There is very little state legislation surrounding privately operated public wells and that's something Representative Duane Hall (D-Wake Co.) says he intends to change next year. Hall, a Raleigh-based real estate attorney himself, says he intends to draft legislation helping better define the rules for private well operators like Aqua NC.

Parker says his group has a PAC on Jones St. (a little capitol press corps slang for the state legislature) that advocates for homeowners and expects it will jump in and try to help with Hall's legislation. "If something is going on that could adversely affect property values, we want to know about it so we can put corrective measures to make sure the situation is corrected."

Aqua NC isn't alone in that space in North Carolina. Utilities Inc. is another private well operator with system across the state. It's not as big as Aqua and no Utilities Inc. customers complained to the I-Team, but Clean Water for North Carolina recently released a report on both running down both the caliber of their service and the quality of their products.

READ THE REPORT: Stealthy Takeover of NC Water Systems (.pdf)

Mark Parker with the Raleigh Realtors Association offers this advice to folks looking at homes in communities in private wells. "We always recommend people get a well and septic test as well as check the quality of water in that particular property, whether it's a private one, we can always test the water at the faucets. So we highly recommend buyers do their due diligence in and do all their adequate inspections at the time they purchase their home."

Its advice that squares with just about everything we heard from residents, maybe summed up best by Ron Campbell. He's retired and living in the Sandy Ridge community in south Raleigh. He says he was the first person to move into that subdivision in 2000 and he's been on Aqua from the start. Asked what he'd say to someone considering a home in his neighborhood, he replied in a thick drawl, "Before you move into a home or any neighborhood that has Aqua water service, check it out thoroughly and really think about it good now."

As we were finishing up our story, Toner, a communications manager with Aqua America, wrote the I-Team an email offering more detail about the company's filters and filtration projects. She attached this infographic breaking down Aqua NC's services and reach. Here's the text of her email:

"I'm writing with more information about Aqua's filter installations to remove naturally occurring iron and manganese from groundwater. These minerals are not considered harmful by the U.S. Environmental Protection Agency, but they can discolor water and affect its taste. We absolutely understand that we have dissatisfied customers who are experiencing this issue, and we're in the midst of a significant filter installation program to fix the problem. Iron and manganese water treatment is a statewide priority for us in North Carolina.
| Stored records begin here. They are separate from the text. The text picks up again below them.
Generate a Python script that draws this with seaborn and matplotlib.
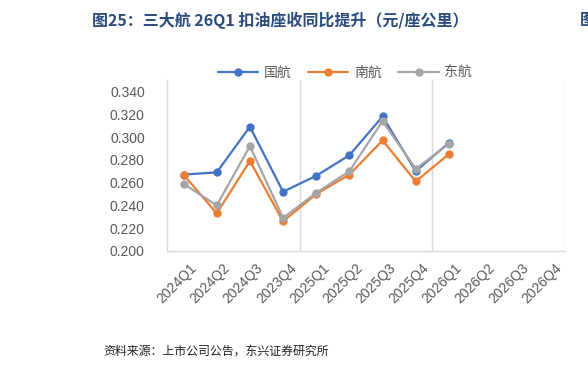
import numpy as np
import pandas as pd
import matplotlib
matplotlib.use("Agg")
import matplotlib.pyplot as plt
import matplotlib.transforms as mtransforms
import seaborn as sns

quarters = ["2024Q1", "2024Q2", "2024Q3", "2023Q4", "2025Q1", "2025Q2",
            "2025Q3", "2025Q4", "2026Q1", "2026Q2", "2026Q3", "2026Q4"]
air_china = [0.267, 0.269, 0.309, 0.252, 0.266, 0.284, 0.318, 0.270, 0.295, np.nan, np.nan, np.nan]
china_southern = [0.267, 0.233, 0.279, 0.226, 0.250, 0.267, 0.297, 0.261, 0.285, np.nan, np.nan, np.nan]
china_eastern = [0.259, 0.240, 0.292, 0.229, 0.251, 0.270, 0.314, 0.272, 0.294, np.nan, np.nan, np.nan]
names = ["国航", "南航", "东航"]
colors = ["#4472C4", "#ED7D31", "#A5A5A5"]

sns.set_theme(style="white")
plt.rcParams['font.family'] = ['Liberation Sans', 'Noto Sans CJK SC', 'DejaVu Sans']

# long format for seaborn
pos = np.arange(len(quarters))
rows = []
for name, vals in zip(names, [air_china, china_southern, china_eastern]):
    for p, v in zip(pos, vals):
        rows.append({"pos": p, "value": v, "airline": name})
df = pd.DataFrame(rows).dropna()

fig = plt.figure(figsize=(5.88, 3.68), dpi=100)
ax = fig.add_axes([167/588, 1 - 251/368, (565 - 167)/588, (251 - 80)/368])

sns.lineplot(data=df, x="pos", y="value", hue="airline", hue_order=names,
             palette=colors, marker="o", markersize=6, markeredgewidth=0,
             linewidth=1.6, ax=ax, legend=False)

ax.set_xlim(-0.5, len(quarters) - 0.5)
ax.set_ylim(0.2, 0.35)
ax.set_yticks(np.arange(0.2, 0.341, 0.02))
ax.set_yticklabels(["%.3f" % t for t in np.arange(0.2, 0.341, 0.02)])
ax.set_xticks(pos)
ax.set_xticklabels(quarters, rotation=45, ha="right", rotation_mode="anchor")
ax.tick_params(axis="both", length=0, labelsize=10, labelcolor="#595959")
ax.tick_params(axis="y", pad=16)
ax.tick_params(axis="x", pad=7)
# nudge the rotated labels to the right like the reference
shift = mtransforms.ScaledTranslation(6/100, 0, fig.dpi_scale_trans)
for lab in ax.get_xticklabels():
    lab.set_transform(lab.get_transform() + shift)
ax.set_xlabel("")
ax.set_ylabel("")

# year separators
for xv in [3.5, 7.5, 11.5]:
    ax.axvline(xv, color="#D9D9D9", linewidth=1, zorder=0)
for s in ["top", "right"]:
    ax.spines[s].set_visible(False)
ax.spines["left"].set_color("#D9D9D9")
ax.spines["bottom"].set_color("#D9D9D9")
ax.spines["left"].set_linewidth(1)
ax.spines["bottom"].set_linewidth(1)

handles = [plt.Line2D([], [], color=c, linewidth=1.6, marker="o", markersize=6,
                      markeredgewidth=0) for c in colors]
fig.legend(handles, names, loc="center", bbox_to_anchor=(345/588, 1 - 73/368),
           ncol=3, frameon=False, fontsize=10, handlelength=2.9,
           columnspacing=1.2, handletextpad=0.4, labelcolor="#595959")

fig.text(92/588, 1 - 20/368, "图25：三大航 26Q1 扣油座收同比提升（元/座公里）",
         fontsize=11.5, fontweight="bold", color="#2B4B7C", ha="left", va="center",
         family=["Noto Sans CJK SC", "DejaVu Sans"])
fig.text(580/588, 1 - 20/368, "图", fontsize=11.5, fontweight="bold", color="#2B4B7C",
         ha="left", va="center", family=["Noto Sans CJK SC"])
fig.text(103/588, 1 - 351/368, "资料来源：上市公司公告，东兴证券研究所",
         fontsize=8.6, color="#222222", ha="left", va="center",
         family=["Noto Sans CJK SC", "DejaVu Sans"])

fig.savefig("out.png", dpi=100)
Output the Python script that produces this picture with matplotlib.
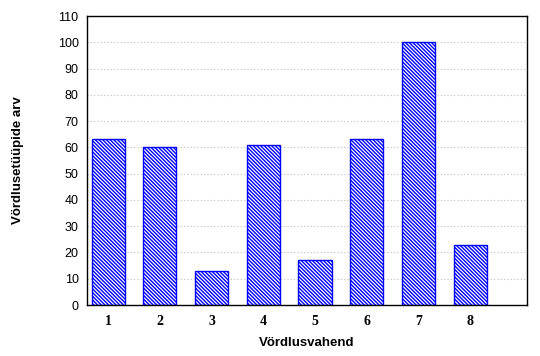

"Over the past 3 years, Aqua has installed a total of 19 greensand filters in North Carolina statewide to remove iron and manganese from the groundwater. Out of that total number, we have installed 15 in the Raleigh/Durham area. We currently have an additional 11 filter installations in progress statewide. On top of all of those projects, we've also installed more than a dozen filter cartridges - most of which are in the Raleigh area - over the past 3 years to help keep iron and manganese from discoloring the water and affecting its taste. The iron and manganese problem is a longstanding one, and it will take time to fully resolve. We're using the state's water and wastewater system improvement charge to accelerate these projects for our customers.

"In response to the specific communities you mentioned, we recently installed a filter in the Bloomfield subdivision, and we have a filter installation in progress in Mallard Crossing (we serve two systems with this name, one of them in Raleigh and one in the western part of the state. The installation in progress is in the western part of the state), and we expect that one to start up in December. We're in the midst of preparing a proposal for state approval of a new filter at Barton's Creek Bluffs.